Dataset content:
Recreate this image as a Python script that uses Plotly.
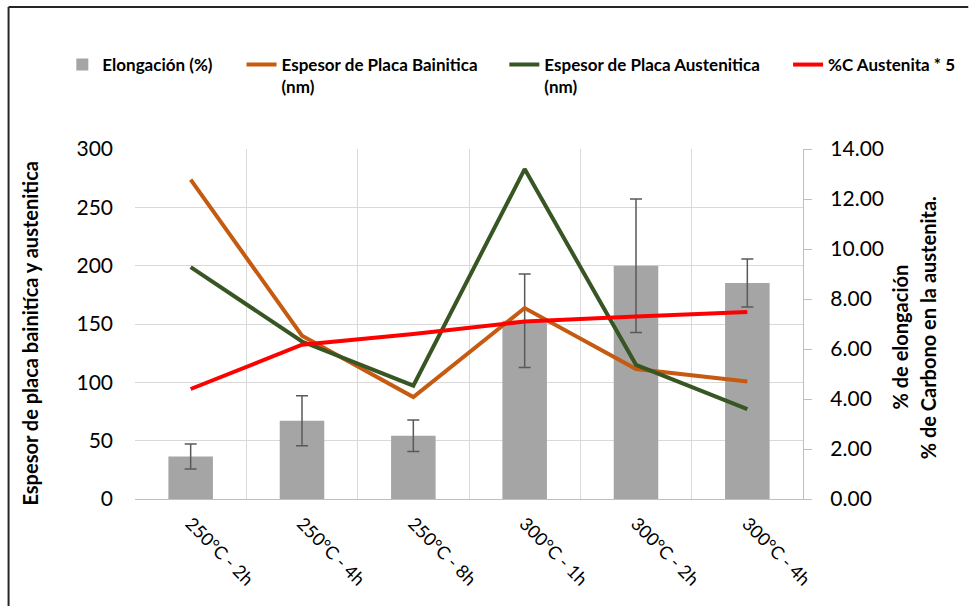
--
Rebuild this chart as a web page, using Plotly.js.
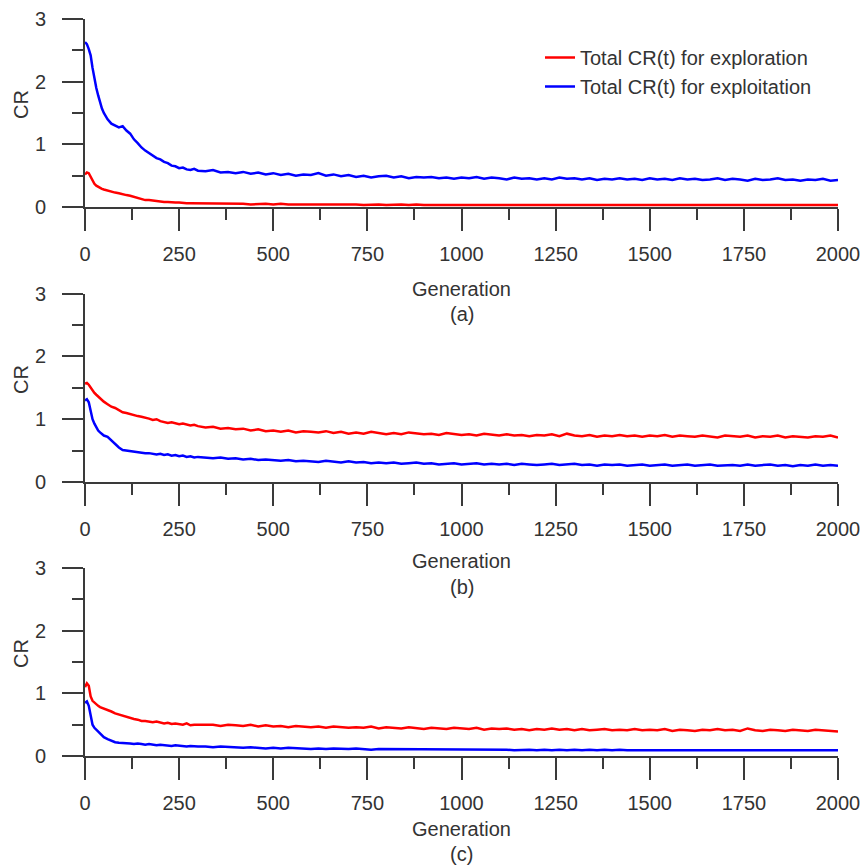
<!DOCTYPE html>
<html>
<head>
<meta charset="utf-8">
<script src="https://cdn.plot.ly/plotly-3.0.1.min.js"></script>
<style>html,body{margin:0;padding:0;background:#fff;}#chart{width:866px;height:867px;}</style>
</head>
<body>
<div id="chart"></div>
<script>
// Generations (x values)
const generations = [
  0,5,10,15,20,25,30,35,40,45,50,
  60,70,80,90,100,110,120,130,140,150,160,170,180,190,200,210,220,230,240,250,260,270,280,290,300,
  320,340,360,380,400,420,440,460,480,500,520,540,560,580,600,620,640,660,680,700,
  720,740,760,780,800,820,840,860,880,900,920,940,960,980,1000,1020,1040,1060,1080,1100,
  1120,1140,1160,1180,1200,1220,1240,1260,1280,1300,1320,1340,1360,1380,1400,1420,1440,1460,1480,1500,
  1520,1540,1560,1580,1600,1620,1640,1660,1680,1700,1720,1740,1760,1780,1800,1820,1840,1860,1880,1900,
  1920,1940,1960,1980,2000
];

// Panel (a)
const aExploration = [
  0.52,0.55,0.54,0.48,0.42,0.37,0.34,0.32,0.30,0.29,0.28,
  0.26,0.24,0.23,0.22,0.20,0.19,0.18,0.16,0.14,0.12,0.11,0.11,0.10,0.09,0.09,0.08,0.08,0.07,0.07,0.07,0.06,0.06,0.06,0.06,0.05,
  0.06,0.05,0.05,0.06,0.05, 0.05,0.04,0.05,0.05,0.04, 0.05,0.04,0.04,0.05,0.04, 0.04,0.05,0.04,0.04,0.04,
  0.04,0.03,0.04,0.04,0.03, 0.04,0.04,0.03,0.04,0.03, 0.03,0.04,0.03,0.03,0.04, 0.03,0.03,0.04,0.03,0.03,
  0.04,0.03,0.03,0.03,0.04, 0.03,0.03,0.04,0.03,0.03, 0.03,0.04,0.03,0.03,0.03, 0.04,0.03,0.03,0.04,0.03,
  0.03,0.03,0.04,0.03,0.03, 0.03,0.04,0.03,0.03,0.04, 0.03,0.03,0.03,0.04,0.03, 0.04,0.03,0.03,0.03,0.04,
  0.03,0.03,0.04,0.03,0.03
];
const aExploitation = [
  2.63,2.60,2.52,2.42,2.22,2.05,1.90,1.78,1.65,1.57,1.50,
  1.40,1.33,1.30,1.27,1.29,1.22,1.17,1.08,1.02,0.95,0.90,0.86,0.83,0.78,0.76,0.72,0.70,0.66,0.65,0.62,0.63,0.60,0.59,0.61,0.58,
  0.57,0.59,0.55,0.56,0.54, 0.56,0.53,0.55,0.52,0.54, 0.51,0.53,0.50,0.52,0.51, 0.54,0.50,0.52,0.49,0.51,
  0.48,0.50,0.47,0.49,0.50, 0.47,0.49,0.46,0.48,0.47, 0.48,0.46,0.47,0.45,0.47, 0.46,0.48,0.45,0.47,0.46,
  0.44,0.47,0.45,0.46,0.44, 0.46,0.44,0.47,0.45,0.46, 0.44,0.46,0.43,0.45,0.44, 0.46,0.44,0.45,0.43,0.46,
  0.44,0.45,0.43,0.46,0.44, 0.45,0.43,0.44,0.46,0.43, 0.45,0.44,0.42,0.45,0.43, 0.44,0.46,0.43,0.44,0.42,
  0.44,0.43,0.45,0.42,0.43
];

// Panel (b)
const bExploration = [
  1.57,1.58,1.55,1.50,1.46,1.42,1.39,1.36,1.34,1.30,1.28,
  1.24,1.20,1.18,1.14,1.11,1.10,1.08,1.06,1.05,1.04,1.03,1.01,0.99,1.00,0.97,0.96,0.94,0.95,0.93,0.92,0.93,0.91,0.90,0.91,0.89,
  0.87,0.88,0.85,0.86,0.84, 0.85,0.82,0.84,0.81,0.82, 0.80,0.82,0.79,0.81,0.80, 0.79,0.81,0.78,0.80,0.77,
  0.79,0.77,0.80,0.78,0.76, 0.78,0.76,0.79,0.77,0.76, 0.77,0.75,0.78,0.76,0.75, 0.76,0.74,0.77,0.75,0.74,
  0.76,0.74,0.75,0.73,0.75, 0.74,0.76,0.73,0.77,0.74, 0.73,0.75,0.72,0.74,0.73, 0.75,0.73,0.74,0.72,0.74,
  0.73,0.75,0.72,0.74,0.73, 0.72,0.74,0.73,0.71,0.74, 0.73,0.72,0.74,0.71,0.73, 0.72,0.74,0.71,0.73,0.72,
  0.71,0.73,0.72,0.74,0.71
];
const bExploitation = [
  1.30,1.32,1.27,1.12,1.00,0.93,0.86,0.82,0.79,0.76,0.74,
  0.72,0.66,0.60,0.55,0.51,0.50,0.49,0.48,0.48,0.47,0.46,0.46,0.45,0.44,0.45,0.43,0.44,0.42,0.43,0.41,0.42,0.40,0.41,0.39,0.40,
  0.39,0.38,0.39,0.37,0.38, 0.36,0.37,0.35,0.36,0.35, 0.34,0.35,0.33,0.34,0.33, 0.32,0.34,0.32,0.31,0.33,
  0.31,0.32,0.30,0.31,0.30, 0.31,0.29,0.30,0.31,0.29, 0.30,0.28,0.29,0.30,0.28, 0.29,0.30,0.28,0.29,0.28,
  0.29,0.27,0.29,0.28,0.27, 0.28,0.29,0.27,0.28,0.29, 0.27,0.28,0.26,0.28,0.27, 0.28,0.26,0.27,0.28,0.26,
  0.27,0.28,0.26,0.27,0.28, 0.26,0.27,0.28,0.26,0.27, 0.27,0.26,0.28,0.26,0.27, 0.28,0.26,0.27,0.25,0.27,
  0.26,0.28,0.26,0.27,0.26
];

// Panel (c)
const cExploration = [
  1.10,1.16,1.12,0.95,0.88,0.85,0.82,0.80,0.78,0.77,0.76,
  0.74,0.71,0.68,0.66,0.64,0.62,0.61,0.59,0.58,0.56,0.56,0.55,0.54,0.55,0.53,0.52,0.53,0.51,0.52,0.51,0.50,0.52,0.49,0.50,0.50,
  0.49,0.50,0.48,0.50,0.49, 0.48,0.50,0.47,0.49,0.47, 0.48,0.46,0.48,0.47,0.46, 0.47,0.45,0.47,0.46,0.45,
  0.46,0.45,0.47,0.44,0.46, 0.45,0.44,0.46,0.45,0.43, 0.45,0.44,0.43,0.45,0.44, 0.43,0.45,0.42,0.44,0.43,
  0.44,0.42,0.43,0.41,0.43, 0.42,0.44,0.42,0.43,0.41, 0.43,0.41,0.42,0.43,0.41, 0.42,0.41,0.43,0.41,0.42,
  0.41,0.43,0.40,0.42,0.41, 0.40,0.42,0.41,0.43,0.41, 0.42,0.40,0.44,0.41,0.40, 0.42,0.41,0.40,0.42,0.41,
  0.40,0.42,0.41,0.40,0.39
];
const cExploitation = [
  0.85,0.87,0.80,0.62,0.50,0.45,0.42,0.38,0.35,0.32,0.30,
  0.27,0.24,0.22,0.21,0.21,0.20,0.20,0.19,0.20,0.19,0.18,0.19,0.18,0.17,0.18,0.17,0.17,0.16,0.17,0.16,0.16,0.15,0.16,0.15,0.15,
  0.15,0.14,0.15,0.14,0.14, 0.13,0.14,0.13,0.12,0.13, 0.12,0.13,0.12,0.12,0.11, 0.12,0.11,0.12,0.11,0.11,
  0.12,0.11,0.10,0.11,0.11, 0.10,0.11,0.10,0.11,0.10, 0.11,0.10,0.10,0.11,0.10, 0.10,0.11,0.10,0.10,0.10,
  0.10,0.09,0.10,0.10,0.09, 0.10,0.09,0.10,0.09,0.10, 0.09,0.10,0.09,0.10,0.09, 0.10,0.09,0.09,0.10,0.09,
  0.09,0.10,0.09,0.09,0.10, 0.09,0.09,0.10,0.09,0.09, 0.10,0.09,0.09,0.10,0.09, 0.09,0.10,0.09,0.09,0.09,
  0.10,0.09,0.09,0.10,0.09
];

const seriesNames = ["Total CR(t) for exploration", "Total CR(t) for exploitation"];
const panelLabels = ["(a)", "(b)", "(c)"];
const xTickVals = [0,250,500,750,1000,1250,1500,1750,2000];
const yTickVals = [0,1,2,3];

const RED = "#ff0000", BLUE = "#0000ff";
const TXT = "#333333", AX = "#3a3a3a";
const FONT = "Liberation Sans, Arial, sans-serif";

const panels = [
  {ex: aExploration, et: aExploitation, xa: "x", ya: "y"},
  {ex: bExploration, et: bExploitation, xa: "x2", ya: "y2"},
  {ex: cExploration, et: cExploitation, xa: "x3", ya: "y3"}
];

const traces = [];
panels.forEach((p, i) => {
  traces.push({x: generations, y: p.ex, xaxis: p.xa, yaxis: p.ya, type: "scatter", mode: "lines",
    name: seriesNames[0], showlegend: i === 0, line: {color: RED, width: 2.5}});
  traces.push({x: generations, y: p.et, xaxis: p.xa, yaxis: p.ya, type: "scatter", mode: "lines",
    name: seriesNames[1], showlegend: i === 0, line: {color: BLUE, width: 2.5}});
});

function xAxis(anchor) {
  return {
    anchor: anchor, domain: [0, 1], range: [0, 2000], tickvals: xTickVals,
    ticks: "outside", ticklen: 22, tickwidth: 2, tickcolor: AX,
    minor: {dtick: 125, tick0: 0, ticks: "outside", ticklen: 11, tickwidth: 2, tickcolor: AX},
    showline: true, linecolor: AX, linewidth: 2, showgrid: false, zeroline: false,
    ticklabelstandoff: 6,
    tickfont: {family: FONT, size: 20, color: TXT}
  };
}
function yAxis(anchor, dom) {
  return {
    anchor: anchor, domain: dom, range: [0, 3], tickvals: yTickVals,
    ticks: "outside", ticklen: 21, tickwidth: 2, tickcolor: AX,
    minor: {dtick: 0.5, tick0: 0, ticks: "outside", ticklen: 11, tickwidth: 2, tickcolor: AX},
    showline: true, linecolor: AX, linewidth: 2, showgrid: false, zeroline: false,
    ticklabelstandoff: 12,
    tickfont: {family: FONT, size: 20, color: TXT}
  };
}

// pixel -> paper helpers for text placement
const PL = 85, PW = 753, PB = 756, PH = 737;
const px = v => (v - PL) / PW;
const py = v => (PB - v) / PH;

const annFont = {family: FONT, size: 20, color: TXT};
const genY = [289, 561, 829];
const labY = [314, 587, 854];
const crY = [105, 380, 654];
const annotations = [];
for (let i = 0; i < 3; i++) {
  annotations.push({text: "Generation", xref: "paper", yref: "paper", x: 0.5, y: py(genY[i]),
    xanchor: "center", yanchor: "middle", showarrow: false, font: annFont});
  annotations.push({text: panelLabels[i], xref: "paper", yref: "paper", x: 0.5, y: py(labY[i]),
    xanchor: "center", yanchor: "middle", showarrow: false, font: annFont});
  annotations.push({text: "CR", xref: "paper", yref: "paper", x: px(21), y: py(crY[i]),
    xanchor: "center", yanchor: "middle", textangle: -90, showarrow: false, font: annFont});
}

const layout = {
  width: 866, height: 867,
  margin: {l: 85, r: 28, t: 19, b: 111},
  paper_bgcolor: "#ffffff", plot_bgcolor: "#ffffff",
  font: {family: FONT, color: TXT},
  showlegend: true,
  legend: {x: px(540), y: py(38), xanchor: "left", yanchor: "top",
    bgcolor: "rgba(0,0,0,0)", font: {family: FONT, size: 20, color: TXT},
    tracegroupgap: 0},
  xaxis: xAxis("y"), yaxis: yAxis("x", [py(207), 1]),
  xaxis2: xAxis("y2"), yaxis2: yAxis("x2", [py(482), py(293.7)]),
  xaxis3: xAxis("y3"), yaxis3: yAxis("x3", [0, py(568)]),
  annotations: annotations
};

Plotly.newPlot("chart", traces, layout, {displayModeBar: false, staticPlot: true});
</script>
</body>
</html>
...
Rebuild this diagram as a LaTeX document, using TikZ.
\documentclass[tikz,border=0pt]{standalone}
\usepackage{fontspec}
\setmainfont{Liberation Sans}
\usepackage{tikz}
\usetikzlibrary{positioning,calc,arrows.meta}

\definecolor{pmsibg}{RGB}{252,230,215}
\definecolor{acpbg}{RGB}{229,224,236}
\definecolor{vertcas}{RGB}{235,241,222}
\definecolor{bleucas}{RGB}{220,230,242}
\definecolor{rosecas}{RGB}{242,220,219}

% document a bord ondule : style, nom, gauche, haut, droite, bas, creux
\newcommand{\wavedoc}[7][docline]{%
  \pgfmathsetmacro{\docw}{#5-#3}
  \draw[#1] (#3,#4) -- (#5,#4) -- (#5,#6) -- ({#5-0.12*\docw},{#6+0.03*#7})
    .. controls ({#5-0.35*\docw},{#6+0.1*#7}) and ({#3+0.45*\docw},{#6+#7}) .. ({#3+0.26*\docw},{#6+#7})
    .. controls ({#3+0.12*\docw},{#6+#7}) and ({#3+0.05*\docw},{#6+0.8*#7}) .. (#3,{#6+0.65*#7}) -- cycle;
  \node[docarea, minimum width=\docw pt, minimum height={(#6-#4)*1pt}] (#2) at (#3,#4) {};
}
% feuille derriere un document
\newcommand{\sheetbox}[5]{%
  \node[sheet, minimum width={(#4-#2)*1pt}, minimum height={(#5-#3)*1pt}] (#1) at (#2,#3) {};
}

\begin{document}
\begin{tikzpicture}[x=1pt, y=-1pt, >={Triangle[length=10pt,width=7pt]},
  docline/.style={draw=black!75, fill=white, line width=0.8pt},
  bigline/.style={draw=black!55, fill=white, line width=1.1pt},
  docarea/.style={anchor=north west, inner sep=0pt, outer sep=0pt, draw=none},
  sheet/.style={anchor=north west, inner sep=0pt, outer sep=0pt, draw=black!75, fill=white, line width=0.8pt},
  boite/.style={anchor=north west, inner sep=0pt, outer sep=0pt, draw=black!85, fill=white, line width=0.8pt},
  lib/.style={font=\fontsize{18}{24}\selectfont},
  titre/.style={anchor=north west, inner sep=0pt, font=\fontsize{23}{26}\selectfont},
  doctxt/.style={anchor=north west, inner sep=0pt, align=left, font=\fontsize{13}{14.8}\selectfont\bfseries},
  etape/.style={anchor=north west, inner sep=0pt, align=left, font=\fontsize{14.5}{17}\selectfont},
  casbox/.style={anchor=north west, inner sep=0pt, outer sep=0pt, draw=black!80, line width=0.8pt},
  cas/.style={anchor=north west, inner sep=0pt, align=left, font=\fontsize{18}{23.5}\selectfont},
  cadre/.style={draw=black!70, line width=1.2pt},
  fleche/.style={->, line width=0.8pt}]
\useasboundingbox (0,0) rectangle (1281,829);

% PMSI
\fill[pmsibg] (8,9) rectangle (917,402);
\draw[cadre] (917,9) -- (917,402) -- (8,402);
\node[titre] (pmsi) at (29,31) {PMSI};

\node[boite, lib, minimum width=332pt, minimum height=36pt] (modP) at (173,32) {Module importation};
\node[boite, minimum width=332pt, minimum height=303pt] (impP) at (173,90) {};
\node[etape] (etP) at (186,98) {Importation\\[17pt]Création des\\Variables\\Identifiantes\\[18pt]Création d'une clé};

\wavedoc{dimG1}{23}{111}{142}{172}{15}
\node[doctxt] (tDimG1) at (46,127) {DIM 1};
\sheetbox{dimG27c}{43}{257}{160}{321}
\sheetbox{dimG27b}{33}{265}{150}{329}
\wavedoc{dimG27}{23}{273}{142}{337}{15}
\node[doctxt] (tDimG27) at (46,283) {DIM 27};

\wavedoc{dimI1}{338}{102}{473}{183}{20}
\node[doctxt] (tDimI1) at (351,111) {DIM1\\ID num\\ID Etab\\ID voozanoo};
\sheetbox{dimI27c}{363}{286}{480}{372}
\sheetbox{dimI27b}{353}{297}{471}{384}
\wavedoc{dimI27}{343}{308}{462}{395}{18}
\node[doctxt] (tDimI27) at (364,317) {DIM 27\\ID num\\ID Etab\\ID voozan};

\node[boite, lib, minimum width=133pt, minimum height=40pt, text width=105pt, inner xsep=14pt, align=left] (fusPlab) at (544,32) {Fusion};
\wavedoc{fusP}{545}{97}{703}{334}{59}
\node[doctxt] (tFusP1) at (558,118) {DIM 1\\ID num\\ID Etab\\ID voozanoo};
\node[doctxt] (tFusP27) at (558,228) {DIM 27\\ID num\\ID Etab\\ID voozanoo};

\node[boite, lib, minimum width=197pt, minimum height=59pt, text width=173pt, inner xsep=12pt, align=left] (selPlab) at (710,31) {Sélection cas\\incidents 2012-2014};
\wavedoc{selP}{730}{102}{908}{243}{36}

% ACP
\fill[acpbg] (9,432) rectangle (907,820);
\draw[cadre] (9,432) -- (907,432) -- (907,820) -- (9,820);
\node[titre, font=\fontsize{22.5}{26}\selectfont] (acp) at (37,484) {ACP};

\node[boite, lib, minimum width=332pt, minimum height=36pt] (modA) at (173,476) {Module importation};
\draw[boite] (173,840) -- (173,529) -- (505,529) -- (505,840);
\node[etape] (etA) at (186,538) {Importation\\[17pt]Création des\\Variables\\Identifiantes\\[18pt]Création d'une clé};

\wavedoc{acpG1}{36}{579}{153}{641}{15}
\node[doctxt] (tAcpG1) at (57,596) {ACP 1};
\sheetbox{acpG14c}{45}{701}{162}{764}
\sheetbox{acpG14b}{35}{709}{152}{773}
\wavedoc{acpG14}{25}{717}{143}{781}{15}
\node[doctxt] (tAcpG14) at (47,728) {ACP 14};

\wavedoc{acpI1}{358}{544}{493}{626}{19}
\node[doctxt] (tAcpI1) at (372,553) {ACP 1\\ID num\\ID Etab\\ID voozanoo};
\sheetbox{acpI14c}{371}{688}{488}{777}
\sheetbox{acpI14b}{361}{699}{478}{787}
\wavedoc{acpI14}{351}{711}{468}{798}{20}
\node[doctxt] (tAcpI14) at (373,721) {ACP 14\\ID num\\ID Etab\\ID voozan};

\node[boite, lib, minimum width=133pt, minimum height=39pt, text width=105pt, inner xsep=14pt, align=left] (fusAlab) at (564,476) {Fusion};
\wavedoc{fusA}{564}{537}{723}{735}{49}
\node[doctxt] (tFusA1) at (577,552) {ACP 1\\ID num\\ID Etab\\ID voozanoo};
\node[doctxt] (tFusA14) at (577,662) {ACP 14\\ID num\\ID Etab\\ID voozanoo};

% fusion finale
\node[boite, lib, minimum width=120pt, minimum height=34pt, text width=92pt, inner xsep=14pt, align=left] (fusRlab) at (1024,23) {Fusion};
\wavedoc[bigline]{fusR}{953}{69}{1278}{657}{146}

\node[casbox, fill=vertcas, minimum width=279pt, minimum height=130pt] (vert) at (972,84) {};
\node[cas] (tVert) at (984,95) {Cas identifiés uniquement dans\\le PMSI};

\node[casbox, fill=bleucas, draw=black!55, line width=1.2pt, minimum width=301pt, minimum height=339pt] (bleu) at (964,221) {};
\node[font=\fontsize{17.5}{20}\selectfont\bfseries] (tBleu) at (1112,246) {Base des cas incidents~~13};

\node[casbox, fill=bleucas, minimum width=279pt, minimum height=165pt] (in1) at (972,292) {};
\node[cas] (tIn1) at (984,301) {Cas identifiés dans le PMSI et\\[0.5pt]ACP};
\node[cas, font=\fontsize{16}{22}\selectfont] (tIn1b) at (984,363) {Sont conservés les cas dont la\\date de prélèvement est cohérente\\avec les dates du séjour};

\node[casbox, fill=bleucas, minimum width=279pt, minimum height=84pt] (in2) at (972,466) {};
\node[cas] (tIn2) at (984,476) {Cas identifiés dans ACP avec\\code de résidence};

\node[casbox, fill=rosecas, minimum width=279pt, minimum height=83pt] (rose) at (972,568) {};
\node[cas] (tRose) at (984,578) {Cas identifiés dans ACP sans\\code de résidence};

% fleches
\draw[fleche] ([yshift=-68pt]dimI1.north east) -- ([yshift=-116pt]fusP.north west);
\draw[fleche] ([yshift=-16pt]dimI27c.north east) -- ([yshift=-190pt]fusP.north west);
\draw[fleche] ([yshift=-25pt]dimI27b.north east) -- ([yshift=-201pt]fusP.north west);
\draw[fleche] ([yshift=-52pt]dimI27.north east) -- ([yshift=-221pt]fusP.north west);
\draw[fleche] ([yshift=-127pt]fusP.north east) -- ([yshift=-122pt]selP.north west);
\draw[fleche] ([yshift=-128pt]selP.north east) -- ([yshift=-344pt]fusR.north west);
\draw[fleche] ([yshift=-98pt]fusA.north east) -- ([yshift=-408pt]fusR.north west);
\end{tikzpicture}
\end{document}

To do: Return each line with "script".

Answer in full:
Recreate this image as a Python script that uses Plotly.
<script src="https://cdn.plot.ly/plotly-3.0.1.min.js"></script>
<script>
</script>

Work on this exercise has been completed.